On the other hand, the generalisable ‘public good’ aspect of synthesis decreases the more you engage stakeholders’ priorities. Furthermore, those working on the syntheses with stakeholders need to be very flexible in terms of labour: gathering, and then being responsive to, stakeholders’ needs is very time consuming. There are also high opportunity costs for both academics and decision-makers in the production of demand-led syntheses. For example, researchers might derive few or no publications out of the synthesis and decision-makers might have few professional incentives and rewards for engaging in evidence synthesis. There is also a need for a range of expertise within the synthesis team—including technical methods expertise, public policy-making, and engagement skills—and careful project management.

What this means for definitions of rigour and what is a ‘gold standard’ review

We set out to discuss a tension that is inherent within the promotion of stakeholder involvement in systematic reviews but is rarely recognised—that to be responsive to stakeholders in producing demand-led reviews requires a re-thinking of what constitutes rigour. This issue is often presented as a tension between rapid evidence assessments and full reviews, but we believe it is a bigger question about what makes a ‘gold standard’ review. We propose that a shift in language is required. We prefer ‘responsive reviews’ to ‘rapid reviews’. We also believe that responsive reviews are not ‘quick and dirty’ but rather ‘quick and good enough’ [15].

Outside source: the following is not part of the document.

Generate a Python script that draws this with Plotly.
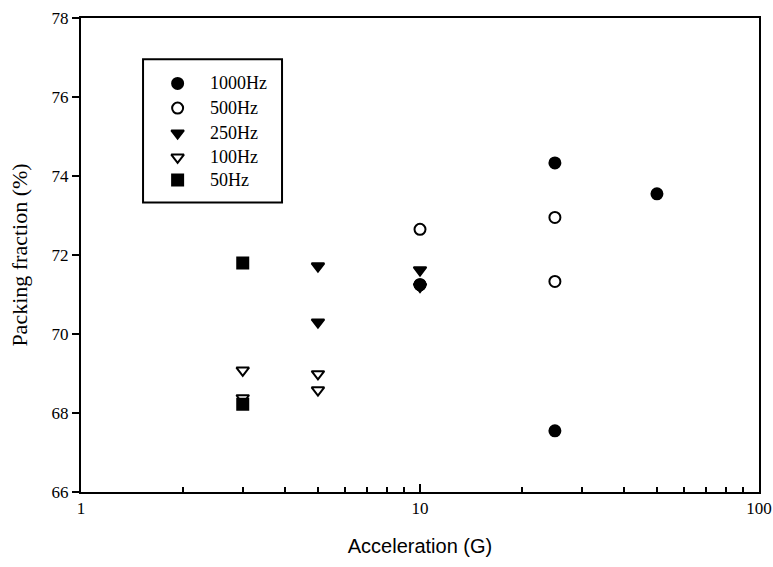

We are proposing that a shift in our whole approach is needed, whilst also recognising that this is not always feasible. We believe that responsive reviews remain an important way to increase the use of systematically reviewed evidence in decision-making. At the same time, the inherent value of ‘public good’ reviews for future decision-making remains. We also acknowledge that funding sometimes requires that responsive reviews are done without time for a linked ‘public good’ full review. Perhaps most importantly ‘gold standard’ reviews are not only those that are technically methodologically ‘rigorous’, but are also those that are responsive to decision-makers’ needs and are recognised as being so.

Concluding statement

This commentary aims to address head on the often undiscussed key challenge with regard to stakeholder involvement in systematic reviews: that responding to stakeholders can mean reconsidering what makes a review rigorous. It proposes a new model to address these tensions that combines the production of ‘public good’ reviews with stakeholder-driven syntheses. During 2017, we will be putting this model to the test on a synthesis project exploring ecosystems services' interventions for poverty alleviation in Africa and are looking forward to reporting back on our experience.